I will read sharesleuth.com avidly, and will do what I can to help them bring citizen reporters into the mix. But Mark Cuban and Chris Carey should understand that their site will have some credibility issues to deal with. And the audience will need to refract what it reads through the lens of their disclosures.

5 Comments on “Citizen Business Reporters, and Disclosure Issue, in New Site”

  1. #1 Seth Finkelstein
    on Jun 14th, 2006 at 4:06 am

    Wow.

    Let me get this straight – they want people to work for free(?) (“stringers and a global network of amateur researchers”), to develop tradeable information, which they will then use for their own profit.

    But this is disclosed! So, no problem (“Not any more. Not in this world.”).

    Dan, do you understand why I’m sour and cynical about this stuff?

  2. #2 Dan Gillmor
    on Jun 14th, 2006 at 5:20 am

    I haven’t seen the business model, so I don’t know exactly what they plan. But your interpretation — and cynicism — will be fair if it ends up as you describe.

    The disclosure to which I refer is the fact that they’re apparently planning to trade based on what they learn. I do think it’s an issue, and said so.

  3. #3 Chris Carey
    on Jun 14th, 2006 at 8:17 am

    Thanks for your thoughtful post, Dan.

    Just to clarify an issue that Seth raised, Sharesleuth.com is not intended as a trading operation.

    The original concept was simply to publish an electronic newsletter that would be aimed at traders, money managers, etc., and charge a subscription fee for access.

    But rather than solicit subscriptions for a product with no track record, we decided to publish our research as a blog, prove its value and then see where we could generate revenue.

    Of course, we also think our reporting will generate content for Mark Cuban’s television and movie operations.

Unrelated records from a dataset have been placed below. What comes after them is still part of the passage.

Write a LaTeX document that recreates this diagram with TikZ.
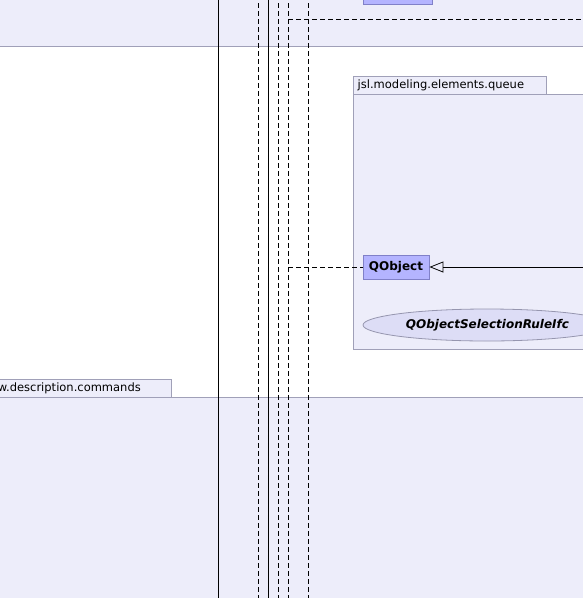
\documentclass[tikz,border=0pt]{standalone}
\usepackage{fontspec}
\setmainfont{DejaVu Sans}
\usetikzlibrary{shapes.geometric,arrows.meta}
\definecolor{pkgfill}{RGB}{237,237,250}
\definecolor{pkgline}{RGB}{160,160,184}
\definecolor{clsfill}{RGB}{180,180,255}
\definecolor{clsline}{RGB}{128,128,200}
\definecolor{ellfill}{RGB}{221,221,246}
\definecolor{ellline}{RGB}{150,150,175}
\tikzset{
  pkgbody/.style={fill=pkgfill,draw=pkgline,line width=0.8pt},
  pkgtab/.style={fill=pkgfill,draw=pkgline,line width=0.8pt},
  pkglabel/.style={font=\fontsize{11.5}{13}\selectfont,inner sep=0pt},
  clsbox/.style={draw=clsline,fill=clsfill,line width=0.8pt,inner sep=0pt,
    minimum width=66pt,minimum height=24pt,font=\fontsize{12}{14}\selectfont\bfseries},
  ifcell/.style={ellipse,draw=ellline,fill=ellfill,line width=0.8pt,inner sep=0pt,
    minimum width=248pt,minimum height=32pt},
  ifctext/.style={font=\fontsize{12}{14}\selectfont\bfseries\itshape,inner sep=0pt},
  solidline/.style={draw=black,line width=0.8pt},
  dashline/.style={draw=black,line width=0.8pt,dash pattern=on 5pt off 3pt},
}
\begin{document}
\begin{tikzpicture}[x=1pt,y=-1pt]
\useasboundingbox (0,0) rectangle (583,598);
\clip (0,0) rectangle (583,598);
\fill[white] (0,0) rectangle (583,598);
% top package band
\path[pkgbody] (-10,-10) rectangle (600,46.5);
% top class box (cut)
\path[draw=clsline,fill=clsfill,line width=0.8pt] (363,-10) rectangle (432,4);
% bottom package
\path[pkgbody] (-10,397) rectangle (600,610);
\path[pkgtab] (-10,379.5) rectangle (171,397);
\node[pkglabel,anchor=east] (cmdlabel) at (141,388.5) {w.description.commands};
% queue package
\path[pkgbody] (353,94.5) rectangle (600,349.5);
\path[pkgtab] (353,76.5) rectangle (546.5,94.5);
\node[pkglabel,anchor=west] (queuelabel) at (357.5,85.5) {jsl.modeling.elements.queue};
% classes
\node[clsbox] (qobject) at (396,267) {QObject};
\node[ifcell] (ifc) at (487,325) {};
\node[ifctext] (ifctxt) at (487.5,325.5) {QObjectSelectionRuleIfc};
% vertical lines
\foreach \x/\s in {218/solidline,258/dashline,268/solidline,278/dashline,288/dashline,308/dashline}{
  \coordinate (t\x) at (\x,-5);
  \coordinate (b\x) at (\x,605);
  \draw[\s] (t\x) -- (b\x);
}
% branches
\coordinate (j1) at (288,19.5);
\coordinate (e1) at (590,19.5);
\draw[dashline] (j1) -- (e1);
\coordinate (j2) at (288,267);
\draw[dashline] (j2) -- (qobject.west);
\coordinate (e2) at (590,267);
\draw[solidline,-{Triangle[open,length=14pt,width=11pt,line width=0.8pt]}] (e2) -- (qobject.east);
\end{tikzpicture}
\end{document}
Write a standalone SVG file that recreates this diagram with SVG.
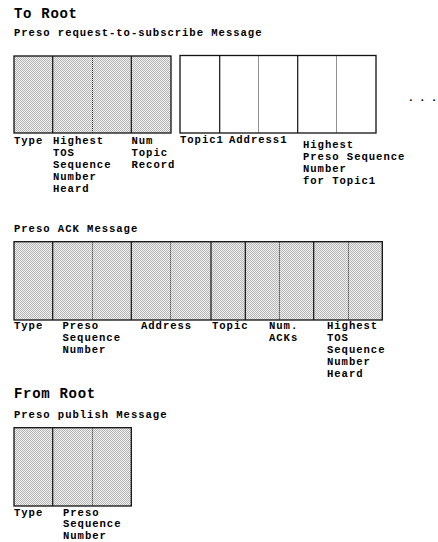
<svg xmlns="http://www.w3.org/2000/svg" width="438" height="542" viewBox="0 0 438 542">
<defs>
<pattern id="stip" width="2" height="2" patternUnits="userSpaceOnUse">
<rect width="2" height="2" fill="#f2f2f2"/>
<rect x="0" y="0" width="1" height="1" fill="#b4b4b4"/>
<rect x="1" y="1" width="1" height="1" fill="#b4b4b4"/>
</pattern>
</defs>
<style>
text{font-family:"Liberation Mono","Courier New",monospace;font-weight:bold;fill:#000;font-size:10.6px;letter-spacing:0.95px}
.h{font-size:14px;letter-spacing:0.7px}
.box{stroke:#111;stroke-width:1.3}
.shade{fill:url(#stip)}
.plain{fill:#fff}
.sd{stroke:#111;stroke-width:1.2}
.dt{stroke:#222;stroke-width:1;stroke-dasharray:1 1}
</style>
<text class="h" x="14" y="18">To Root</text>
<text x="14" y="35.5">Preso request-to-subscribe Message</text>

<g id="subscribe-fixed">
<rect class="box shade" x="14" y="56" width="157" height="77"/>
<line class="sd" x1="52.7" y1="56" x2="52.7" y2="133"/>
<line class="dt" x1="92.5" y1="56" x2="92.5" y2="133"/>
<line class="sd" x1="131.3" y1="56" x2="131.3" y2="133"/>
<text x="14" y="144">Type</text>
<text x="53" y="144">Highest</text>
<text x="53" y="156">TOS</text>
<text x="53" y="168">Sequence</text>
<text x="53" y="180">Number</text>
<text x="53" y="192">Heard</text>
<text x="131.5" y="144">Num</text>
<text x="131.5" y="156">Topic</text>
<text x="131.5" y="168">Record</text>
</g>

<g id="subscribe-record">
<rect class="box plain" x="180" y="55.5" width="196" height="77.5"/>
<line class="sd" x1="219.7" y1="55.5" x2="219.7" y2="133"/>
<line class="dt" x1="258.5" y1="55.5" x2="258.5" y2="133"/>
<line class="sd" x1="297.7" y1="55.5" x2="297.7" y2="133"/>
<line class="dt" x1="336.5" y1="55.5" x2="336.5" y2="133"/>
<text x="180" y="143">Topic1</text>
<text x="229" y="143">Address1</text>
<text x="303" y="148">Highest</text>
<text x="303" y="160">Preso Sequence</text>
<text x="303" y="172">Number</text>
<text x="303" y="184">for Topic1</text>
</g>

<text id="ellipsis" x="407.5 419.1 430.7" y="101" style="font-size:11px;letter-spacing:0">...</text>

<text x="14" y="232">Preso ACK Message</text>
<g id="ack">
<rect class="box shade" x="14" y="241.7" width="368.3" height="78.3"/>
<line class="sd" x1="52.7" y1="241.7" x2="52.7" y2="320"/>
<line class="dt" x1="92.5" y1="241.7" x2="92.5" y2="320"/>
<line class="sd" x1="131.3" y1="241.7" x2="131.3" y2="320"/>
<line class="dt" x1="170.5" y1="241.7" x2="170.5" y2="320"/>
<line class="sd" x1="211" y1="241.7" x2="211" y2="320"/>
<line class="sd" x1="245.3" y1="241.7" x2="245.3" y2="320"/>
<line class="dt" x1="279.5" y1="241.7" x2="279.5" y2="320"/>
<line class="sd" x1="313.7" y1="241.7" x2="313.7" y2="320"/>
<line class="dt" x1="348.5" y1="241.7" x2="348.5" y2="320"/>
<text x="14" y="329">Type</text>
<text x="62.5" y="329">Preso</text>
<text x="62.5" y="341">Sequence</text>
<text x="62.5" y="353">Number</text>
<text x="141" y="329">Address</text>
<text x="212" y="329">Topic</text>
<text x="269" y="329">Num.</text>
<text x="269" y="341">ACKs</text>
<text x="327" y="329">Highest</text>
<text x="327" y="341">TOS</text>
<text x="327" y="353">Sequence</text>
<text x="327" y="365">Number</text>
<text x="327" y="377">Heard</text>
</g>

<text class="h" x="14" y="398">From Root</text>
<text x="14" y="418">Preso publish Message</text>
<g id="publish">
<rect class="box shade" x="14" y="427.7" width="117.3" height="78.3"/>
<line class="sd" x1="52.7" y1="427.7" x2="52.7" y2="506"/>
<line class="dt" x1="92.5" y1="427.7" x2="92.5" y2="506"/>
<text x="14" y="515.5">Type</text>
<text x="63" y="515.5">Preso</text>
<text x="63" y="527">Sequence</text>
<text x="63" y="538.5">Number</text>
</g>
</svg>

    We’ll use paid stringers to do field reporting, primarily for stories that I will write.

    The amateur researchers I mentioned are people with whom I’ve been corresponding for years. In essence, they provide tips and some supporting documentation and I take it from there.

  4. #4 Seth Finkelstein
    on Jun 15th, 2006 at 1:46 pm

    Thanks for the reply.

    I understand it’s not primarily focused on being a trading operation, in the way Foster Winans’ Wall Street Journal column was not primarily focused on being a trading operation. But it seems that it’s been outright declared that if trading profits can be made along the way, they will be made. And that’s not considered an ethical conflict, it’s considered a productive sideline.

    Do you at least give the amateur researchers a commission/finders-fee? Shouldn’t they get a piece of the deal? 1/2 🙂

    Dan, I’m not saying the following to be nasty, but remember some of the discussion of FON – someone said approximately “A conflict of interest is not removed by disclosing the conflict”.
    Disclosure is important, yes. but it’s not the last word, by far.

  5. #5 Daniel Berninger
    on Jun 19th, 2006 at 10:42 am

    “Journalism” as currently constituted does very little to expose corporate fraud which fits with the realities of who owns the various outlets.

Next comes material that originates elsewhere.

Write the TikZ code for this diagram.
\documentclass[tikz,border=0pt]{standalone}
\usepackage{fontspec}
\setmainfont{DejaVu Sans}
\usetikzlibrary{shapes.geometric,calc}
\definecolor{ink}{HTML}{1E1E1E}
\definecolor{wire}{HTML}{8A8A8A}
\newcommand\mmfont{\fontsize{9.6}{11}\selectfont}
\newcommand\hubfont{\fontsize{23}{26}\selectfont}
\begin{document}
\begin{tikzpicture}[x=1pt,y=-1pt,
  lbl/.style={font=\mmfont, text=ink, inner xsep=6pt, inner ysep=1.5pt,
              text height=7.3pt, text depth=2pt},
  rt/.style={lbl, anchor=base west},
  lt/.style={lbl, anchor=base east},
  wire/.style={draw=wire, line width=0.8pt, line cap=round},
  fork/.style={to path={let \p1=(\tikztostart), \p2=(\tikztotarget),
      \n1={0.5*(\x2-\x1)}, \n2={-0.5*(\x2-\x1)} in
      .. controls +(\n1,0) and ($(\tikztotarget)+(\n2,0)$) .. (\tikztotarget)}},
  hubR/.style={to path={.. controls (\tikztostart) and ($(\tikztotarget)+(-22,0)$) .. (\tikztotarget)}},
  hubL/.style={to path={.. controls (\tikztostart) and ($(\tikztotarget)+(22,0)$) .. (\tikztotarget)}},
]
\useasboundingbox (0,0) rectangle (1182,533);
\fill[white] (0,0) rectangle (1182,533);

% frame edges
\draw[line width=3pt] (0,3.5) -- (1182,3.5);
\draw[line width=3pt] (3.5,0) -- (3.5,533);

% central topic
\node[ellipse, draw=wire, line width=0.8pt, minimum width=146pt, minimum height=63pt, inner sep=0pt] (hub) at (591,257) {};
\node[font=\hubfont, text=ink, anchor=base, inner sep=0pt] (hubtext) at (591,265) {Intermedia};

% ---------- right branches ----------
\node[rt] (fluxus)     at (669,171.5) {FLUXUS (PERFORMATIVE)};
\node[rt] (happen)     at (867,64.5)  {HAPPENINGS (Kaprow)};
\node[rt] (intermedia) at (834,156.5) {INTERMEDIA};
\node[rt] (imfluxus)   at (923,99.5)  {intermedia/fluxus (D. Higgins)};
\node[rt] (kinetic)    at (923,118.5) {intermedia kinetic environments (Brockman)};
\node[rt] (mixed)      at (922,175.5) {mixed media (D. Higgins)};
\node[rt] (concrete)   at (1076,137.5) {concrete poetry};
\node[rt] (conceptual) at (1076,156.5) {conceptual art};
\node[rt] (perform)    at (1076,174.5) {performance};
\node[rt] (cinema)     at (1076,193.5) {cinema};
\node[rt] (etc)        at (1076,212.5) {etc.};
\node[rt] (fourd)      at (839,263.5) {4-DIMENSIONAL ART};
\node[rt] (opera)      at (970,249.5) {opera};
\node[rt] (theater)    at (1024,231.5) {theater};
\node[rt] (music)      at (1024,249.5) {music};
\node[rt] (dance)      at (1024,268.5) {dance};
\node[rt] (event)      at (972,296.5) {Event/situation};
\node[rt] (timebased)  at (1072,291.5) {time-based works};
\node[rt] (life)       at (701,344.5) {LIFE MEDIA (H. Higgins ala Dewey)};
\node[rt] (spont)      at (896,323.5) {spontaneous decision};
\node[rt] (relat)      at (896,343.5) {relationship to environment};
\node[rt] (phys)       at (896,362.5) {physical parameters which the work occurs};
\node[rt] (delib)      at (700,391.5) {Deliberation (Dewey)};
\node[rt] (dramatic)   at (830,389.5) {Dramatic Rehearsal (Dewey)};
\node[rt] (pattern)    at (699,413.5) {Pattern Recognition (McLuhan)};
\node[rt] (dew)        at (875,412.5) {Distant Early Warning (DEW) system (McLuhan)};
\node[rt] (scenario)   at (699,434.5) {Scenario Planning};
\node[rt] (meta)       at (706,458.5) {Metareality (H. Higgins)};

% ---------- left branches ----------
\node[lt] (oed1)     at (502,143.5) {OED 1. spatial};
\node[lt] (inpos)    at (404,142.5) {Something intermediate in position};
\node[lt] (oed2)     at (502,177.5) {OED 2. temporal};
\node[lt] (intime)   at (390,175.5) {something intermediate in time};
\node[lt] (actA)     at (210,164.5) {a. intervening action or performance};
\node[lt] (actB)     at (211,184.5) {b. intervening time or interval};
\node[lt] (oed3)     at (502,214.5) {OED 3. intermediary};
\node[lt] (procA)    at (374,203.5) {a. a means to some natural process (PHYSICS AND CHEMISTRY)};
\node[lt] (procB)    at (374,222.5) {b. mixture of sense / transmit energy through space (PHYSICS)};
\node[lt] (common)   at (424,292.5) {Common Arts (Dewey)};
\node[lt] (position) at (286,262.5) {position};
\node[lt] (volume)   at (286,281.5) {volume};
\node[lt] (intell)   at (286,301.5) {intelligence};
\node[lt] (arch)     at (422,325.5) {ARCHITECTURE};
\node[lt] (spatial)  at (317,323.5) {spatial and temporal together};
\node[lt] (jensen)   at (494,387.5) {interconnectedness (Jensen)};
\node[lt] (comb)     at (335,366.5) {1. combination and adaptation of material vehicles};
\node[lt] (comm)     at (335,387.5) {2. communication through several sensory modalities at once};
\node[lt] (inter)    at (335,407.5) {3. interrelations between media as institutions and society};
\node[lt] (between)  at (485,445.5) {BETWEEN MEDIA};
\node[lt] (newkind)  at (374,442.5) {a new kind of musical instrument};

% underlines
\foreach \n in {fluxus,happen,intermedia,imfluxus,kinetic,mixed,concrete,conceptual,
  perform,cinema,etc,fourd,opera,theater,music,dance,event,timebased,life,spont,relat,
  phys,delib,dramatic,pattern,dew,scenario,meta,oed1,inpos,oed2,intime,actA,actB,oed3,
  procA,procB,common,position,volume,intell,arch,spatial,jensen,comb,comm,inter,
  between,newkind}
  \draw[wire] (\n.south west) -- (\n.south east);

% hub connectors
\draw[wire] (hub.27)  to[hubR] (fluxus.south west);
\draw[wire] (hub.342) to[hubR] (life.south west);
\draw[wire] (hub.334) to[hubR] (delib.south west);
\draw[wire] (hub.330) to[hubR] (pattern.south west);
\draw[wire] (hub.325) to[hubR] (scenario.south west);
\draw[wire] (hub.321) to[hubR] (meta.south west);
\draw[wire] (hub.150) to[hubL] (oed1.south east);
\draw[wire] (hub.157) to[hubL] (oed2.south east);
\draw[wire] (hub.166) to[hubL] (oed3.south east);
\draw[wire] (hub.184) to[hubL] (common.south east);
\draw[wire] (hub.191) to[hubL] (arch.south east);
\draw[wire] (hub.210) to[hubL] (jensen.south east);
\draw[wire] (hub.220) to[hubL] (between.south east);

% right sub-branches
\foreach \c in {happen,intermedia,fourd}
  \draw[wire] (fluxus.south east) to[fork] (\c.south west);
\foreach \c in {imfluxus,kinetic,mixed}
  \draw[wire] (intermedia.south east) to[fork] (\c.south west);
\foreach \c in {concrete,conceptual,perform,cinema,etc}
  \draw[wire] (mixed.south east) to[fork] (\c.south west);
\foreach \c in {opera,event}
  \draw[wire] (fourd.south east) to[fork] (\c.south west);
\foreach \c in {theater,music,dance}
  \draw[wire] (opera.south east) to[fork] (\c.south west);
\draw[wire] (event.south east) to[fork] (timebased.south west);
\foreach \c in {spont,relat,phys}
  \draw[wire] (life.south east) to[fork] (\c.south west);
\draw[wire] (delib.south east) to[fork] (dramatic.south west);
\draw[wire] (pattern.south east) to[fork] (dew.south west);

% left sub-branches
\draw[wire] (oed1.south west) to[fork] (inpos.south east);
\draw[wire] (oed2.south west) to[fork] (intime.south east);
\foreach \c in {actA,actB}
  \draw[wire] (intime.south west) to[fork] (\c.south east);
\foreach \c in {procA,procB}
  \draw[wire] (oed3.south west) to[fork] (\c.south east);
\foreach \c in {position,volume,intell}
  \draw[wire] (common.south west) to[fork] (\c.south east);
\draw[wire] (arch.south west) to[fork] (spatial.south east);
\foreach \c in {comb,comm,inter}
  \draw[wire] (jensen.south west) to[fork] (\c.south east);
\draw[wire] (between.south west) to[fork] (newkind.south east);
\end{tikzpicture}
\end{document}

    There exist almost no business models that support pursuit of information about corporate fraud.

    The regulatory and enforcement apparatus did not catch Enron, Worldcom, Tyco, et al which is not a surprise given the realities of who controls government (hint same folks as above.)

    We have the case of short sellers tipping Fortune/WSJ regarding Enron, but it seems unlikely these “success stories” address the entire story.

    Sharesleuth may not have found a business model to turn this around, but they deserve some credit for trying.